HISTORIC LIES

by | 7 November, 2025

The parade of bin lorries flashing their rotating lights through the capital looks great. But they’re not bright enough to light our way to the EU.

1 One thing is certain about these last elections, and that’s that the word “historic” has been completely worn out and stripped of meaning. Truth be told, it started losing its weight from the very start of the new VMRO-DPMNE government, after last year’s presidential and parliamentary elections, when they branded everything they did as historic a hundred times a day.

This time, however, they didn’t quite feel like boasting that their candidate, Orce Gjorgjievski, became the mayor of Skopje with the historically lowest number of votes. It wouldn’t hurt them to tone down the euphoria a bit. So, instead of just gloating over SDSM’s defeat, let them wrap their heads around the question of why they’ve reduced themselves to relying solely on their loyal voters and clients.

Now, if the word “historic” is becoming meaningless, perhaps we can take this opportunity to free ourselves from the shackles of history and start dealing, for once, with the future. Ideally, that would include the European Union.

The ruling party can downplay the negative assessment from the European Commission’s annual report all it wants by calling it a “little report.” The opposition can also get its kicks by accusing the government of steering the country away from the EU. But the fact remains that, for the third year in a row, no significant progress has been recorded in key areas, the judiciary and the fight against corruption, which shows that both the government and the opposition are lying to us. SDSM, who never stopped talking about the EU, instead of bringing us closer to the EU, managed to push the system backwards even in an election year, when results should have been at their best. And VMRO-DPMNE, for the second year now, hasn’t done a single thing it promised during the election year when it defeated SDSM.

When it comes to all the citizens of this country who are still stubbornly holding on to their Macedonian passport as the only passport we’d use to go to the EU, I can safely say that both the government and the opposition owe us a consensus. Not just on including the Bulgarians in our Constitution, but also on topics like efficient public administration, rule of law, meritocracy, the fight against corruption, a healthy economic environment, quality education, quality healthcare accessible to all, depoliticisation of the judiciary, depoliticisation of culture, a healthy environment, clean water, clean air… Basically, on everything they promise us before every election, everything we vote for, only to be lied to afterwards, with nothing delivered.

Otherwise, the parade of bin lorries flashing their rotating lights through the capital looks great. But they’re not bright enough to light our way to the EU.

2 Our situation with the EU can be summed up as being caught between a rock and a hard place. Not fully in, not fully out.

On one hand, Prime Minister Hristijan Mickoski will carry on complaining about the sinking feeling in his stomach, accusing SDSM and DUI of betrayal, telling the “real truth”, and demanding guarantees from the EU, even though he knows no one can give them.

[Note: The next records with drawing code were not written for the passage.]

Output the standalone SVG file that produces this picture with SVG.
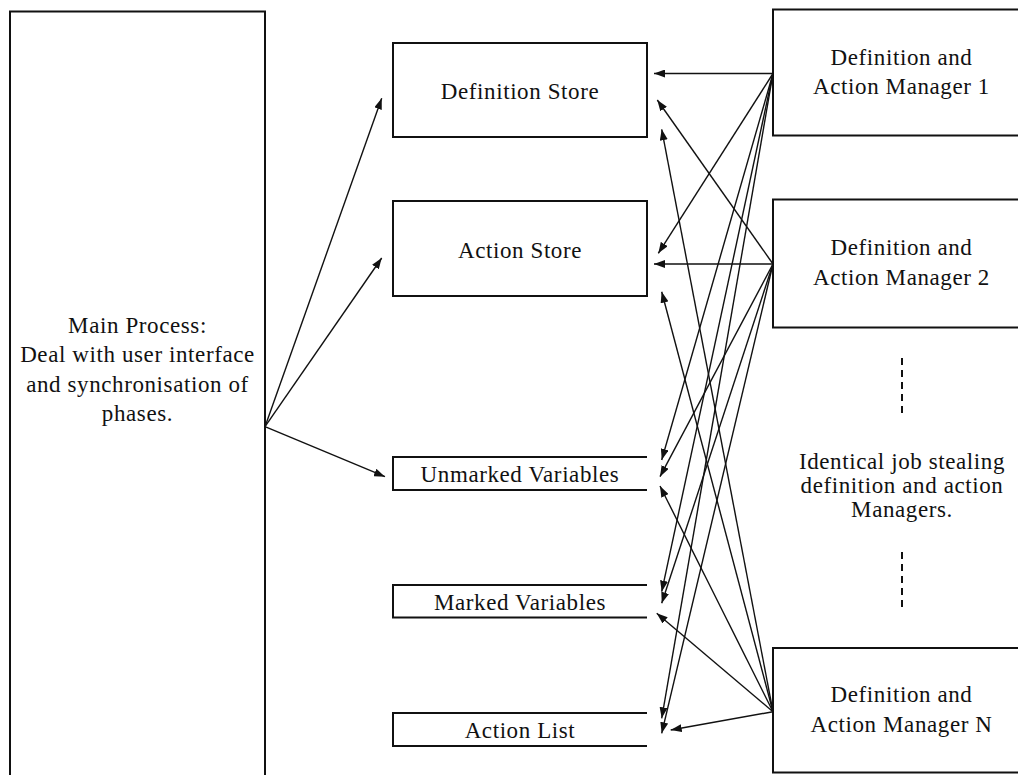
<svg xmlns="http://www.w3.org/2000/svg" width="1018" height="775" viewBox="0 0 1018 775">
<style>
  .box { fill: #fff; stroke: #111; stroke-width: 2; }
  .open { fill: none; stroke: #111; stroke-width: 2; }
  .t { font-family: "Liberation Serif", "Times New Roman", serif; font-size: 23px; letter-spacing: 0.6px; fill: #111; text-anchor: middle; }
  .c line { stroke: #111; stroke-width: 1.4; marker-end: url(#ah); }
  .dash { stroke: #111; stroke-width: 2; stroke-dasharray: 7 5; }
</style>
<defs>
  <marker id="ah" markerUnits="userSpaceOnUse" markerWidth="11" markerHeight="8" refX="11" refY="4" orient="auto">
    <path d="M0,0 L11,4 L0,8 z" fill="#111"/>
  </marker>
</defs>
<rect width="1018" height="775" fill="#fff"/>

<g id="main-process">
  <rect class="box" x="10" y="11.5" width="255" height="790"/>
  <text class="t" x="137.5" y="333">Main Process:</text>
  <text class="t" x="137.5" y="362">Deal with user interface</text>
  <text class="t" x="137.5" y="391.5">and synchronisation of</text>
  <text class="t" x="137.5" y="420.5">phases.</text>
</g>

<g id="definition-store">
  <rect class="box" x="393" y="43" width="254" height="94"/>
  <text class="t" x="520" y="99">Definition Store</text>
</g>

<g id="action-store">
  <rect class="box" x="393" y="201" width="254" height="95"/>
  <text class="t" x="520" y="258">Action Store</text>
</g>

<g id="unmarked-variables">
  <path class="open" d="M647,457 H393 V490 H647"/>
  <text class="t" x="520" y="481.5">Unmarked Variables</text>
</g>

<g id="marked-variables">
  <path class="open" d="M647,585 H393 V617.5 H647"/>
  <text class="t" x="520" y="610">Marked Variables</text>
</g>

<g id="action-list">
  <path class="open" d="M647,713 H393 V746 H647"/>
  <text class="t" x="520" y="738">Action List</text>
</g>

<g id="manager-1">
  <rect class="box" x="773" y="9.5" width="260" height="126"/>
  <text class="t" x="901.5" y="64.5">Definition and</text>
  <text class="t" x="901.5" y="94">Action Manager 1</text>
</g>

<g id="manager-2">
  <rect class="box" x="773" y="199.5" width="260" height="128"/>
  <text class="t" x="901.5" y="255">Definition and</text>
  <text class="t" x="901.5" y="285">Action Manager 2</text>
</g>

<g id="identical-note">
  <line class="dash" x1="902" y1="358" x2="902" y2="416"/>
  <text class="t" x="902" y="468.5">Identical job stealing</text>
  <text class="t" x="902" y="492.5">definition and action</text>
  <text class="t" x="902" y="516.5">Managers.</text>
  <line class="dash" x1="902" y1="552" x2="902" y2="608"/>
</g>

<g id="manager-n">
  <rect class="box" x="773" y="648" width="260" height="124.5"/>
  <text class="t" x="901.5" y="701.5">Definition and</text>
  <text class="t" x="901.5" y="731.5">Action Manager N</text>
</g>

<g id="connectors" class="c">
  <line x1="265" y1="426.7" x2="381.7" y2="98.3"/>
  <line x1="265" y1="426.7" x2="381.7" y2="258"/>
  <line x1="265" y1="426.7" x2="385" y2="476.7"/>

  <line x1="773" y1="73.5" x2="654" y2="73.5"/>
  <line x1="773" y1="73.5" x2="658.3" y2="253.3"/>
  <line x1="773" y1="73.5" x2="661.7" y2="460"/>
  <line x1="773" y1="73.5" x2="661.7" y2="591.7"/>
  <line x1="773" y1="73.5" x2="661.7" y2="718.3"/>

  <line x1="773" y1="264" x2="654" y2="264"/>
  <line x1="773" y1="264" x2="657.3" y2="100"/>
  <line x1="773" y1="264" x2="660" y2="476.7"/>
  <line x1="773" y1="264" x2="661.7" y2="603.3"/>
  <line x1="773" y1="264" x2="661.7" y2="733.3"/>

  <line x1="773" y1="711.7" x2="670.7" y2="730"/>
  <line x1="773" y1="711.7" x2="656.7" y2="613.3"/>
  <line x1="773" y1="711.7" x2="660" y2="486"/>
  <line x1="773" y1="711.7" x2="661.7" y2="291.7"/>
  <line x1="773" y1="711.7" x2="661.7" y2="129.3"/>
</g>
</svg>
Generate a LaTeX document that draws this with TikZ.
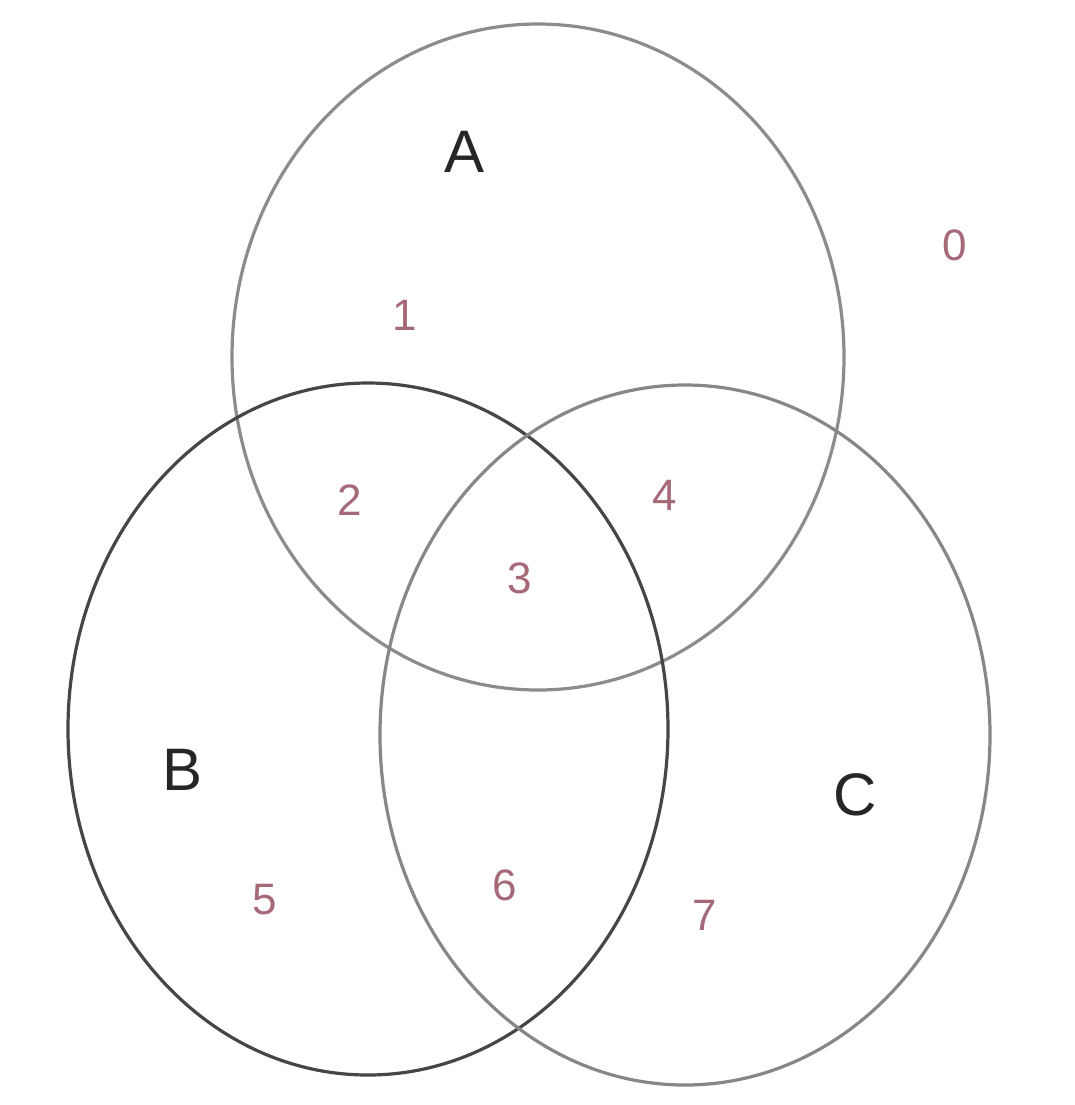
\documentclass[tikz,border=0pt]{standalone}
\usepackage{fontspec}
\setmainfont{Liberation Sans}
\definecolor{numred}{RGB}{165,105,120}
\definecolor{lineA}{RGB}{140,140,140}
\definecolor{lineB}{RGB}{70,70,70}
\definecolor{lineC}{RGB}{135,135,135}
\begin{document}
\begin{tikzpicture}[x=0.5pt,y=-0.5pt,
  setline/.style={line width=1.6pt},
  setlabel/.style={font=\fontsize{30}{32}\selectfont, text=black!85},
  regionnum/.style={font=\fontsize{22}{24}\selectfont, text=numred}]
\useasboundingbox (0,0) rectangle (1075,1105);
\fill[white] (0,0) rectangle (1075,1105);
\draw[setline, lineA] (538,357) ellipse [x radius=153pt, y radius=166.5pt];
\draw[setline, lineB] (368,729) ellipse [x radius=150pt, y radius=173pt];
\draw[setline, lineC] (685,735) ellipse [x radius=152.5pt, y radius=175pt];
\node[setlabel] (lA) at (465,152) {A};
\node[setlabel] (lB) at (183,770) {B};
\node[setlabel] (lC) at (855,795) {C};
\node[regionnum] (n0) at (955,245) {0};
\node[regionnum] (n1) at (405,315) {1};
\node[regionnum] (n2) at (350,500) {2};
\node[regionnum] (n3) at (520,578) {3};
\node[regionnum] (n4) at (665,495) {4};
\node[regionnum] (n5) at (265,900) {5};
\node[regionnum] (n6) at (505,885) {6};
\node[regionnum] (n7) at (705,915) {7};
\end{tikzpicture}
\end{document}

President Gordana Siljanovska-Davkova will continue with her university lectures to foreigners about Kant, Bonaparte, Tito, Solomon, the Copenhagen criteria and the role of the ball as a playing prop.

On the other hand, the European Commission will keep scolding us for failing to take the decisive step of including the Bulgarians in our Constitution so that negotiations can finally begin.  And that doesn’t go down well with the public, since it’s seen as blackmail and humiliation, something that has absolutely nothing to do with what should truly be a decisive step in terms of reforms for European life back home. So it’s not difficult at all for Mickoski to sound right when he says: “They’ll give us an A and then veto us again.”

That’s why I fear that now, with VMRO-DPMNE holding absolute power, we may have to accept that the EU question is a closed chapter. Just as the NATO question was a closed chapter after the Greek veto in 2008. I don’t know if anyone who remembers those 10 years after 2008 truly believes it will be any different now. Been there, done that. It’s not nice.

3 In the meantime, we’ll enjoy the spectacles of the government that the Prime Minister himself admits “seem a bit comical.” Yet he, too, took part with great enthusiasm in the parade of bin lorries and brooms gathered from all over the country, in a grand clean-up of Skopje, performed under the glare of spotlights and immortalised by drone footage.

And we, the citizens of Skopje, were impatiently waiting for the elections to finally end so they would empty our bins and spray our streets with water. Danela Arsovska proved incapable of clearing the rubbish, and VMRO-DPMNE, the party that brought her to power in 2021, left us suffocating in waste all summer, only to make the city sparkling clean the very next day after their victory.

For now, we’re just delighted that VMRO-DPMNE swooped in to save us from VMRO-DPMNE.

Who knows, during the next elections in 2029, we might run out of water during the campaign. So after we’ve voted them in again, we’ll wait 72 hours for them to let us have water to take a bath.